Consequently, companies around the world have risen to the emerging challenge of privacy and data protection by changing their systems and upping their game concerning the security of data to protect personal information in compliance with the new laws, particularly the General Data Protection Regulation (GDPR) and California Consumer Privacy Act (CCPA).
The GDPR and CCPA are essential for nonprofits that need to collect and analyze donor data to find trends. There is a need to manage the data collection and analysis process, just like how businesses in other industries do. For businesses and nonprofits, collected data can be a goldmine but can also lead to massive losses and lawsuits if not done in accordance with the set laws. While gathering data can be easy, doing so ethically as stipulated by law is not always easy. Every nonprofit must do their thing while drawing a red line between sourcing data ethically and jeopardizing the anonymity of the owner of data, maintaining privacy and getting what they need.
For any nonprofit, simply sticking to the laid out procedures and guidelines in GDPR, CCPA, and other initiatives can be the easiest way of protecting sensitive data. This goes a long way toward building trust with the donor base and protecting the reputations of an organization. Doing so however is easier said than done. As a nonprofit just like any other business, complying with the existing and emerging data security regulations is not a one man show but rather a concerted, multi-department kind of effort. It requires bringing everyone on board and putting heads together for an organization-wide solution to be implemented.
The entry of GDPR legislation in 2018 threatened organizations that serve European Citizens with massive fines. This is still the case even today for organizations, including nonprofits that fail to guard personal data. To adhere to the GDPR, nonprofits must begin by auditing their data collection methods and determining whether they have consent to use specific personal data or not. Similarly, the efforts of compliance to GDPR should include developing proper breach response plans, and must also include IT staff training, professional risk assessment and assessing endpoint visibility. The last two (risk assessment and assessing endpoint visibility), help in determining points of noncompliance and identifying remedies. It is prudent to note that security compliance issues are often there long before they are discovered, and therefore, regular testing can unearth the same. Sadly, most nonprofits fail to do this in time due to a lack of appropriate tools and knowledge.

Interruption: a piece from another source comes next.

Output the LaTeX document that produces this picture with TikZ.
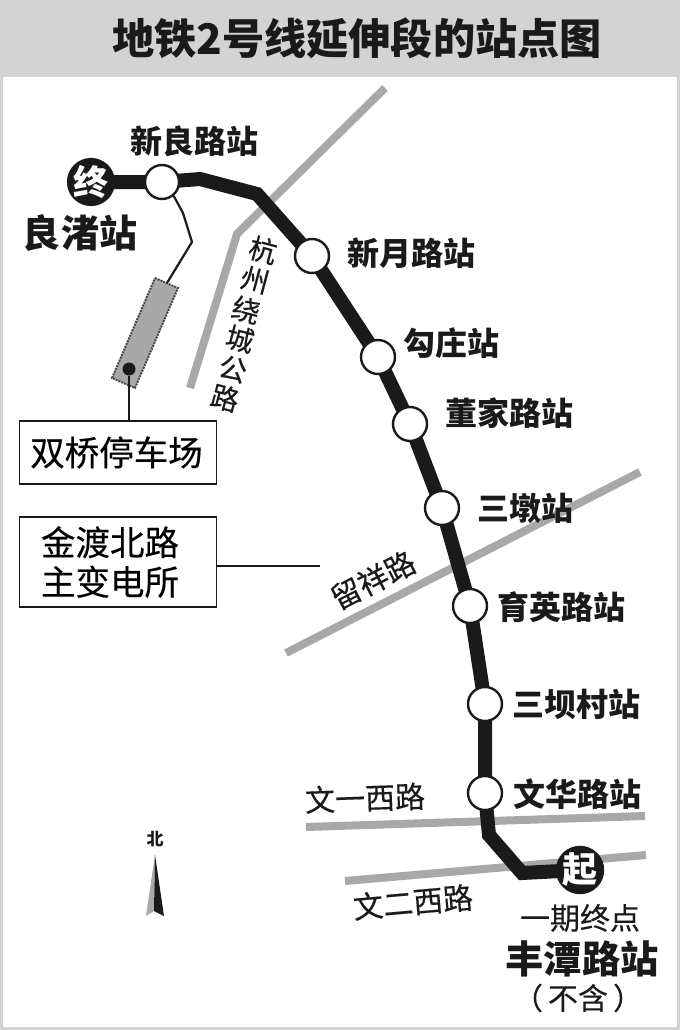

Pre-GDPR, many data collection, and processing systems were opaque. This not only left customer data at the mercy of organizations but it also increased the chances of bad systems and methods being used to gather and store sensitive data. However, GDPR is now addressing this issue by ensuring that there are both transparency and accountability. Nonprofits can protect their data by ensuring that the process of collecting data to processing is fully transparent. This cannot be achieved only in writing or speeches but must be done practically by protecting data from employees, volunteers, and supporters all of whom are protected under the new regulations.